=== Written task ===
Without including any images, repeat the data exactly.
>> start Data excerpt
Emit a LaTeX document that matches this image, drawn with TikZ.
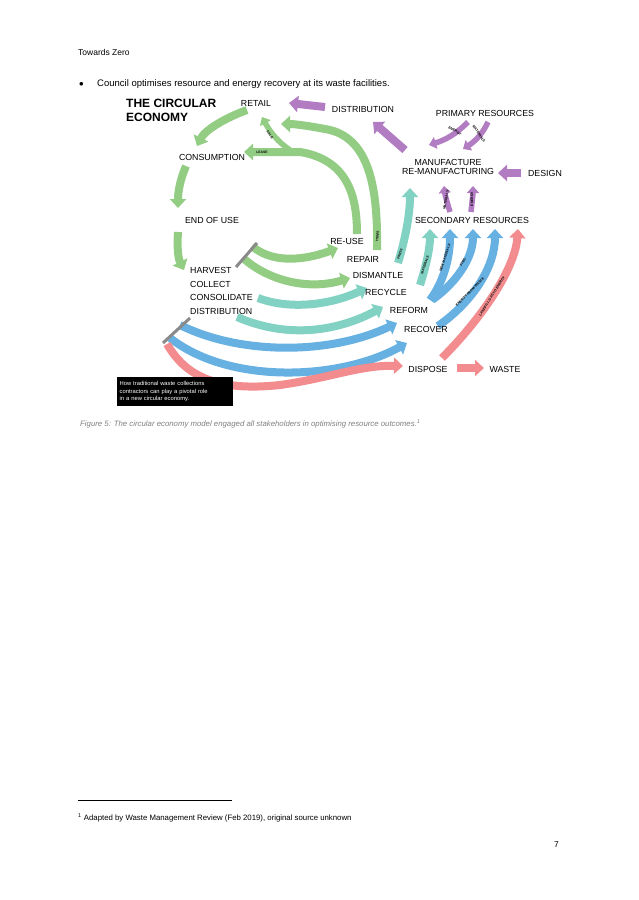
\documentclass[tikz,border=0pt]{standalone}
\usepackage{fontspec}
\setmainfont{Liberation Sans}
\usetikzlibrary{arrows.meta}
\definecolor{cgreen}{HTML}{93CD84}
\definecolor{cteal}{HTML}{82D2C4}
\definecolor{cblue}{HTML}{66B0E2}
\definecolor{cred}{HTML}{F28C8E}
\definecolor{cpurp}{HTML}{B27CC2}
\definecolor{cgray}{HTML}{8A8A8A}
\tikzset{x=1pt,y=-1pt,
 lab/.style={font=\fontsize{8.8}{9}\selectfont,inner sep=0pt},
 tiny/.style={font=\fontsize{3.4}{4}\selectfont\bfseries,inner sep=0pt},
 fat/.style={line width=8pt,-{Triangle[length=9pt,width=16pt]}},
 thin/.style={line width=5.5pt,-{Triangle[length=7pt,width=12pt]}},
 body/.style={font=\fontsize{9.5}{11}\selectfont,inner sep=0pt,anchor=west}}
\begin{document}
\begin{tikzpicture}
\useasboundingbox (0,0) rectangle (638,900);
\fill[white] (0,0) rectangle (638,900);
\node[body,font=\fontsize{8.5}{10}\selectfont] (hdr) at (78,52) {Towards Zero};
\node[body] (bul) at (79,84) {$\bullet$};
\node[body] (btxt) at (97,84) {Council optimises resource and energy recovery at its waste facilities.};
% --- green
\draw[fat,cgreen] (247,110) .. controls (225,118) and (205,130) .. (197,146);
\draw[fat,cgreen] (186,166) .. controls (180,180) and (178,192) .. (178,208);
\draw[fat,cgreen] (178,232) .. controls (177,248) and (178,258) .. (184,270);
\draw[fat,cgreen] (377,250) .. controls (378,190) and (370,140) .. (330,130) .. controls (310,126) and (295,124) .. (281,124);
\draw[fat,cgreen] (357,234) .. controls (357,200) and (350,160) .. (300,152) -- (244,152);
\draw[thin,cgreen] (290,150) .. controls (275,140) and (268,128) .. (262,117);
\draw[fat,cgreen] (252,246) .. controls (270,262) and (300,262) .. (338,248);
\draw[fat,cgreen] (243,258) .. controls (270,282) and (310,290) .. (350,278);
% teal
\draw[fat,cteal] (258,298) .. controls (290,310) and (330,305) .. (367,288);
\draw[fat,cteal] (237,317) .. controls (290,340) and (340,330) .. (383,307);
\draw[fat,cteal] (398,263) .. controls (405,240) and (410,215) .. (410,188);
\draw[fat,cteal] (420,285) .. controls (428,260) and (430,245) .. (430,229);
% blue
\draw[fat,cblue] (180,325) .. controls (240,355) and (330,355) .. (397,323);
\draw[fat,cblue] (170,338) .. controls (230,385) and (340,380) .. (407,343);
\draw[fat,cblue] (430,300) .. controls (445,280) and (450,255) .. (450,229);
\draw[fat,cblue] (432,300) .. controls (460,280) and (473,255) .. (473,229);
\draw[fat,cblue] (438,326) .. controls (475,300) and (495,265) .. (495,229);
% red
\draw[fat,cred] (167,344) .. controls (185,375) and (215,392) .. (280,385) .. controls (330,378) and (360,365) .. (403,366);
\draw[fat,cred] (457,368) -- (484,368);
\draw[fat,cred] (442,358) .. controls (480,320) and (515,270) .. (518,229);
% gray bars
\draw[line width=3pt,cgray] (257,243) -- (236,267);
\draw[line width=3pt,cgray] (190,318) -- (163,343);
% purple
\draw[fat,cpurp] (325,107) -- (289,103);
\draw[fat,cpurp] (405,150) -- (373,122);
\draw[fat,cpurp] (521,173) -- (498,173);
\draw[thin,cpurp] (468,122) .. controls (455,135) and (445,140) .. (429,145);
\draw[thin,cpurp] (488,122) .. controls (482,135) and (474,142) .. (463,149);
\draw[thin,cpurp] (450,212) .. controls (447,202) and (445,195) .. (444,186);
\draw[thin,cpurp] (471,212) .. controls (472,202) and (473,195) .. (473,186);
% labels
\node[inner sep=0pt,anchor=west,align=left,font=\fontsize{12}{14}\selectfont\bfseries] (title) at (126,110) {THE CIRCULAR\\ECONOMY};
\node[lab] (retail) at (256,103) {RETAIL};
\node[lab] (distr) at (363,109) {DISTRIBUTION};
\node[lab] (prim) at (485,113) {PRIMARY RESOURCES};
\node[lab] (cons) at (212,157) {CONSUMPTION};
\node[lab,align=center] (manu) at (448,167) {MANUFACTURE\\RE-MANUFACTURING};
\node[lab] (design) at (545,173) {DESIGN};
\node[lab] (eou) at (212,220) {END OF USE};
\node[lab] (sec) at (472,220) {SECONDARY RESOURCES};
\node[lab] (reuse) at (347,241) {RE-USE};
\node[lab] (repair) at (363,259) {REPAIR};
\node[lab] (dism) at (378,275) {DISMANTLE};
\node[lab] (recyc) at (386,292) {RECYCLE};
\node[lab] (reform) at (409,310) {REFORM};
\node[lab] (recov) at (426,329) {RECOVER};
\node[lab] (disp) at (428,369) {DISPOSE};
\node[lab] (waste) at (505,369) {WASTE};
\node[lab,anchor=west,align=left,font=\fontsize{8.8}{13.6}\selectfont] (harv) at (190,291) {HARVEST\\COLLECT\\CONSOLIDATE\\DISTRIBUTION};
% tiny arrow labels
\node[tiny,rotate=-55] (t1) at (270,135) {SALE};
\node[tiny] (t2) at (262,152) {LEASE};
\node[tiny,rotate=85] (t3) at (377.5,236) {ITEMS};
\node[tiny,rotate=72] (t4) at (400,254) {PARTS};
\node[tiny,rotate=72] (t5) at (425,265) {MATERIALS};
\node[tiny,rotate=72] (t6) at (445,258) {NEW MATERIALS};
\node[tiny,rotate=58] (t7) at (463,262) {FUEL};
\node[tiny,rotate=45] (t8) at (470,292) {ENERGY-FROM-WASTE};
\node[tiny,rotate=58] (t9) at (492,296) {LANDFILL GAS TO ENERGY};
\node[tiny,rotate=-30] (t10) at (455,131) {ENERGY};
\node[tiny,rotate=-55] (t11) at (479,134) {MATERIALS};
\node[tiny,rotate=80] (t12) at (446,200) {MATERIALS};
\node[tiny,rotate=90] (t13) at (472,199) {ENERGY};
% black box
\node[fill=black,text=white,anchor=north west,align=left,inner sep=2.5pt,text width=111pt,minimum height=29pt,font=\fontsize{5.8}{7.5}\selectfont] (box) at (117,377) {How traditional waste collections\\contractors can play a pivotal role\\in a new circular economy.};
% caption and footer
\node[body,text=gray,font=\fontsize{7.8}{9}\selectfont\itshape] (cap) at (80,424) {Figure 5: The circular economy model engaged all stakeholders in optimising resource outcomes.\textsuperscript{1}};
\draw[line width=0.5pt] (78,800) -- (232,800);
\node[body,font=\fontsize{7.8}{9}\selectfont] (fn) at (78,818) {\textsuperscript{1} Adapted by Waste Management Review (Feb 2019), original source unknown};
\node[body,font=\fontsize{8.5}{10}\selectfont] (pg) at (554,845) {7};
\end{tikzpicture}
\end{document}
>> end Data excerpt
=== Answer for this exercise ===
Emit a LaTeX document that matches this image, drawn with TikZ.
\documentclass[tikz,border=0pt]{standalone}
\usepackage{fontspec}
\setmainfont{Liberation Sans}
\usetikzlibrary{arrows.meta}
\definecolor{cgreen}{HTML}{93CD84}
\definecolor{cteal}{HTML}{82D2C4}
\definecolor{cblue}{HTML}{66B0E2}
\definecolor{cred}{HTML}{F28C8E}
\definecolor{cpurp}{HTML}{B27CC2}
\definecolor{cgray}{HTML}{8A8A8A}
\tikzset{x=1pt,y=-1pt,
 lab/.style={font=\fontsize{8.8}{9}\selectfont,inner sep=0pt},
 tiny/.style={font=\fontsize{3.4}{4}\selectfont\bfseries,inner sep=0pt},
 fat/.style={line width=8pt,-{Triangle[length=9pt,width=16pt]}},
 thin/.style={line width=5.5pt,-{Triangle[length=7pt,width=12pt]}},
 body/.style={font=\fontsize{9.5}{11}\selectfont,inner sep=0pt,anchor=west}}
\begin{document}
\begin{tikzpicture}
\useasboundingbox (0,0) rectangle (638,900);
\fill[white] (0,0) rectangle (638,900);
\node[body,font=\fontsize{8.5}{10}\selectfont] (hdr) at (78,52) {Towards Zero};
\node[body] (bul) at (79,84) {$\bullet$};
\node[body] (btxt) at (97,84) {Council optimises resource and energy recovery at its waste facilities.};
% --- green
\draw[fat,cgreen] (247,110) .. controls (225,118) and (205,130) .. (197,146);
\draw[fat,cgreen] (186,166) .. controls (180,180) and (178,192) .. (178,208);
\draw[fat,cgreen] (178,232) .. controls (177,248) and (178,258) .. (184,270);
\draw[fat,cgreen] (377,250) .. controls (378,190) and (370,140) .. (330,130) .. controls (310,126) and (295,124) .. (281,124);
\draw[fat,cgreen] (357,234) .. controls (357,200) and (350,160) .. (300,152) -- (244,152);
\draw[thin,cgreen] (290,150) .. controls (275,140) and (268,128) .. (262,117);
\draw[fat,cgreen] (252,246) .. controls (270,262) and (300,262) .. (338,248);
\draw[fat,cgreen] (243,258) .. controls (270,282) and (310,290) .. (350,278);
% teal
\draw[fat,cteal] (258,298) .. controls (290,310) and (330,305) .. (367,288);
\draw[fat,cteal] (237,317) .. controls (290,340) and (340,330) .. (383,307);
\draw[fat,cteal] (398,263) .. controls (405,240) and (410,215) .. (410,188);
\draw[fat,cteal] (420,285) .. controls (428,260) and (430,245) .. (430,229);
% blue
\draw[fat,cblue] (180,325) .. controls (240,355) and (330,355) .. (397,323);
\draw[fat,cblue] (170,338) .. controls (230,385) and (340,380) .. (407,343);
\draw[fat,cblue] (430,300) .. controls (445,280) and (450,255) .. (450,229);
\draw[fat,cblue] (432,300) .. controls (460,280) and (473,255) .. (473,229);
\draw[fat,cblue] (438,326) .. controls (475,300) and (495,265) .. (495,229);
% red
\draw[fat,cred] (167,344) .. controls (185,375) and (215,392) .. (280,385) .. controls (330,378) and (360,365) .. (403,366);
\draw[fat,cred] (457,368) -- (484,368);
\draw[fat,cred] (442,358) .. controls (480,320) and (515,270) .. (518,229);
% gray bars
\draw[line width=3pt,cgray] (257,243) -- (236,267);
\draw[line width=3pt,cgray] (190,318) -- (163,343);
% purple
\draw[fat,cpurp] (325,107) -- (289,103);
\draw[fat,cpurp] (405,150) -- (373,122);
\draw[fat,cpurp] (521,173) -- (498,173);
\draw[thin,cpurp] (468,122) .. controls (455,135) and (445,140) .. (429,145);
\draw[thin,cpurp] (488,122) .. controls (482,135) and (474,142) .. (463,149);
\draw[thin,cpurp] (450,212) .. controls (447,202) and (445,195) .. (444,186);
\draw[thin,cpurp] (471,212) .. controls (472,202) and (473,195) .. (473,186);
% labels
\node[inner sep=0pt,anchor=west,align=left,font=\fontsize{12}{14}\selectfont\bfseries] (title) at (126,110) {THE CIRCULAR\\ECONOMY};
\node[lab] (retail) at (256,103) {RETAIL};
\node[lab] (distr) at (363,109) {DISTRIBUTION};
\node[lab] (prim) at (485,113) {PRIMARY RESOURCES};
\node[lab] (cons) at (212,157) {CONSUMPTION};
\node[lab,align=center] (manu) at (448,167) {MANUFACTURE\\RE-MANUFACTURING};
\node[lab] (design) at (545,173) {DESIGN};
\node[lab] (eou) at (212,220) {END OF USE};
\node[lab] (sec) at (472,220) {SECONDARY RESOURCES};
\node[lab] (reuse) at (347,241) {RE-USE};
\node[lab] (repair) at (363,259) {REPAIR};
\node[lab] (dism) at (378,275) {DISMANTLE};
\node[lab] (recyc) at (386,292) {RECYCLE};
\node[lab] (reform) at (409,310) {REFORM};
\node[lab] (recov) at (426,329) {RECOVER};
\node[lab] (disp) at (428,369) {DISPOSE};
\node[lab] (waste) at (505,369) {WASTE};
\node[lab,anchor=west,align=left,font=\fontsize{8.8}{13.6}\selectfont] (harv) at (190,291) {HARVEST\\COLLECT\\CONSOLIDATE\\DISTRIBUTION};
% tiny arrow labels
\node[tiny,rotate=-55] (t1) at (270,135) {SALE};
\node[tiny] (t2) at (262,152) {LEASE};
\node[tiny,rotate=85] (t3) at (377.5,236) {ITEMS};
\node[tiny,rotate=72] (t4) at (400,254) {PARTS};
\node[tiny,rotate=72] (t5) at (425,265) {MATERIALS};
\node[tiny,rotate=72] (t6) at (445,258) {NEW MATERIALS};
\node[tiny,rotate=58] (t7) at (463,262) {FUEL};
\node[tiny,rotate=45] (t8) at (470,292) {ENERGY-FROM-WASTE};
\node[tiny,rotate=58] (t9) at (492,296) {LANDFILL GAS TO ENERGY};
\node[tiny,rotate=-30] (t10) at (455,131) {ENERGY};
\node[tiny,rotate=-55] (t11) at (479,134) {MATERIALS};
\node[tiny,rotate=80] (t12) at (446,200) {MATERIALS};
\node[tiny,rotate=90] (t13) at (472,199) {ENERGY};
% black box
\node[fill=black,text=white,anchor=north west,align=left,inner sep=2.5pt,text width=111pt,minimum height=29pt,font=\fontsize{5.8}{7.5}\selectfont] (box) at (117,377) {How traditional waste collections\\contractors can play a pivotal role\\in a new circular economy.};
% caption and footer
\node[body,text=gray,font=\fontsize{7.8}{9}\selectfont\itshape] (cap) at (80,424) {Figure 5: The circular economy model engaged all stakeholders in optimising resource outcomes.\textsuperscript{1}};
\draw[line width=0.5pt] (78,800) -- (232,800);
\node[body,font=\fontsize{7.8}{9}\selectfont] (fn) at (78,818) {\textsuperscript{1} Adapted by Waste Management Review (Feb 2019), original source unknown};
\node[body,font=\fontsize{8.5}{10}\selectfont] (pg) at (554,845) {7};
\end{tikzpicture}
\end{document}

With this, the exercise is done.